Representantes da ala ultra-esquerda do Partido dos Trabalhadores, reunidos recentemente em São Paulo, fecharam um acordo, no mínimo singular: sairão de cena para ajudar o candidato Lula da Silva na eleição para a Presidência da República. Diz o grupo ? ele inclui cerca de um terço dos parlamentares federais eleitos pelo partido ? que depois da eleição serão outros quinhentos: pretende ter posições próprias num eventual governo do PT. Entre as posições próprias, por exemplo, está a de ser contra o acordo com o FMI ? Fundo Monetário Internacional, que veio em socorro condicionado à economia brasileira.
Comentando o fato, o presidente nacional do partido, deputado José Dirceu, diminuiu a importância do encontro para, também, socorrer o candidato Lula. Mas comemorou o fato de as tendências realmente importantes do partido ? como a Articulação de Esquerda – não terem enviado ninguém à reunião. O PT, sabe-se de muito tempo, se basta: é uma frente de tendências. Sozinho, é capaz de compor todos os espectros ideológicos de um governo arrumado em todas as posições. Incluindo as inúmeras facções em que se dividem os comandantes do MST ? Movimento dos Sem-Terra. O difícil é saber qual das tendências vai prevalecer num eventual governo de Lula, agora também amarrado a outras tendências, como as do ex-presidente José Sarney e do reeleito senador Antônio Carlos Magalhães.
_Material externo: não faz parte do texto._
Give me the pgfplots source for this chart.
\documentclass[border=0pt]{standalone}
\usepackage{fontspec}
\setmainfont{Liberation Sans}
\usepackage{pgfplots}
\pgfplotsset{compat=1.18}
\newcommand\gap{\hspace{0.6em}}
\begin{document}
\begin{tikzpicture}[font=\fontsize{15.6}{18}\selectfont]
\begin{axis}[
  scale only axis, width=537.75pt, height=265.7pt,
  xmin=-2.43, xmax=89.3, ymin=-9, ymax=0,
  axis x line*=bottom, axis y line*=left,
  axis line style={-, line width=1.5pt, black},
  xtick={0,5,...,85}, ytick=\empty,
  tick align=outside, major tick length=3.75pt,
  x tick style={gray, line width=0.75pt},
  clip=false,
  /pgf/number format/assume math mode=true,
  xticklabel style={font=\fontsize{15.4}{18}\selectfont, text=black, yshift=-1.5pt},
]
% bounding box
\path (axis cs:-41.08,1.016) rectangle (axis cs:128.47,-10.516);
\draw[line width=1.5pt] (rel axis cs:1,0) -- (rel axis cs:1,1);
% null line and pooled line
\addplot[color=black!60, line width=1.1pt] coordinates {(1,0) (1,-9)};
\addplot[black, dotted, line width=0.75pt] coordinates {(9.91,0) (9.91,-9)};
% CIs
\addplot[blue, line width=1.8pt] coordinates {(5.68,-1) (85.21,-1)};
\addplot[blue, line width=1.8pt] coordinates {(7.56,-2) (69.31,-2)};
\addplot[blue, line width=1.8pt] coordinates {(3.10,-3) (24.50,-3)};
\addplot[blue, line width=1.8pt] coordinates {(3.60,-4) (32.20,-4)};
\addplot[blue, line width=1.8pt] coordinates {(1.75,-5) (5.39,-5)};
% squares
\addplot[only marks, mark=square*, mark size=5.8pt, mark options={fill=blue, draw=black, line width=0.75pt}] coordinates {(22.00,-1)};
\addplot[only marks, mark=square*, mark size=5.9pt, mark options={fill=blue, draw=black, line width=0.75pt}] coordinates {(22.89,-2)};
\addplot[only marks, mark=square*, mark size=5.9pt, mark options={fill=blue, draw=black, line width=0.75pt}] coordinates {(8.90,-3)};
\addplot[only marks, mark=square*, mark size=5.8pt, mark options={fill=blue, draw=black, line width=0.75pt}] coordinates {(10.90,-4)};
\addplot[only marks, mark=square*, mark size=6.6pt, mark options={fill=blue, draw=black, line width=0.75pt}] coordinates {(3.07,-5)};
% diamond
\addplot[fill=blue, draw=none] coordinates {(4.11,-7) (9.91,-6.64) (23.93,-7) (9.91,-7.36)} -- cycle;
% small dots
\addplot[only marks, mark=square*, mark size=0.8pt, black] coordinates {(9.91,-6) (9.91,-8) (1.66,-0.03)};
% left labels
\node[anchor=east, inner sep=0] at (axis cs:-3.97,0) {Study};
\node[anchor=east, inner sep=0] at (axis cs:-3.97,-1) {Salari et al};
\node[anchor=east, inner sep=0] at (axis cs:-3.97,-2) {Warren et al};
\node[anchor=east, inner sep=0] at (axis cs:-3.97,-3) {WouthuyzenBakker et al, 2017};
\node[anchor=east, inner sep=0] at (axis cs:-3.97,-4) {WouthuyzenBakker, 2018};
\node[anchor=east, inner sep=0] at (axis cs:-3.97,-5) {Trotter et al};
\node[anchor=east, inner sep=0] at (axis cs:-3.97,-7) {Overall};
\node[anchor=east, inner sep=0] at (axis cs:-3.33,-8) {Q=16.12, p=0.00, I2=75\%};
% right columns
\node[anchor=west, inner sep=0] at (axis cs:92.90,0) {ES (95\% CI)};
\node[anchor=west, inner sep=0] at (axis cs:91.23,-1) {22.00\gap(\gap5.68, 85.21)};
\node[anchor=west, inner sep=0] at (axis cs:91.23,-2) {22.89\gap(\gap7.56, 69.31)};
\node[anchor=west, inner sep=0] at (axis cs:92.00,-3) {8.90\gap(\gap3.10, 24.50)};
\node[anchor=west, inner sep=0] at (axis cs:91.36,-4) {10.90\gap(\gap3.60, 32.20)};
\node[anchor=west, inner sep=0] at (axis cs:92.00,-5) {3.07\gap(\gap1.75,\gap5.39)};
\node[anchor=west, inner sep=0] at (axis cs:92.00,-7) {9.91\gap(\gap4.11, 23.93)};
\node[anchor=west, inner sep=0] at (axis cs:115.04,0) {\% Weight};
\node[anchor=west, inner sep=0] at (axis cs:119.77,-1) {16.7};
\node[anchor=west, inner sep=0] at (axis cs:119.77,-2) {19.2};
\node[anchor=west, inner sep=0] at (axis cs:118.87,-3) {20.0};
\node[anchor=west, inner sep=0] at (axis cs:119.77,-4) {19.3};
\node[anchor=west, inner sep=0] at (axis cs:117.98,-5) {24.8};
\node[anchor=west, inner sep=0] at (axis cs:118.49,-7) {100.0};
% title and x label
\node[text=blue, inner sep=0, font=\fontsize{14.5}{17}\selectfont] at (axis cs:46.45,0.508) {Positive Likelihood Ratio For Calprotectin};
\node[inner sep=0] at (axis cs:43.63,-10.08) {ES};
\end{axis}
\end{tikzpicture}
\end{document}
Talvez seja por isso que o candidato do PSDB, José Serra, anime-se a dizer que ele está mais à esquerda de seu adversário e que, por isso, representaria garantia de melhores e mais profundas mudanças. Na verdade, à falta de propostas concretas para a solução de nossos males maiores, a disputa está sendo dirigida para ver quem é o mais canhoto dos contendores, alguma coisa incompreensível para a maioria dos eleitores brasileiros. A dialética de esquerda-direita, além de incompreensível para muitos, pouco interessa ao povo brasileiro. Ele descobriu que ideologia, faz muito, não enche barriga. É coisa para alimentar teorias de intelectuais.
Mas há algo sobre o que precisa refletir mais e com vagar: se os radicais se afastam para ajudar na eleição, isso não significa – aliás, são eles próprios que dizem – que ficarão longe de um governo, que, assim, com sacrifício extremado, ajudam a conquistar. A ala radical haverá de reivindicar o seu quinhão. E como já manda avisar, é contra o acordo com o FMI – posição que motiva quase todo esse nervosismo dos mercados, disparada do dólar e tudo o mais. Lula, que já foi instado a “jurar” sobre o acordo, ora diz que vai honrar, ora deixa dúvidas. E a cada nova dúvida, o dólar dispara.
As desconfianças, que antes se resumiam a meia dúzia de analistas norte-americanos, agora já contaminam a Europa. O jornal Financial Times, de Londres, adverte para “o primeiro e mais importante desafio de Lula”, que será lidar com a crescente crise econômica do Brasil. Esses problemas, segundo o jornal, são realçados por uma “falta de crença na habilidade dele (Lula) para gerenciar a economia”. Além disso, “todos os sinais de uma moratória potencial são visíveis”, observa o jornal londrino, aduzindo que o silêncio do PT antes do segundo turno foi compreensível, “mas não pode permanecer”. O mínimo de clareza é necessária para o sossego dos investidores e, por conseqüência, do Brasil.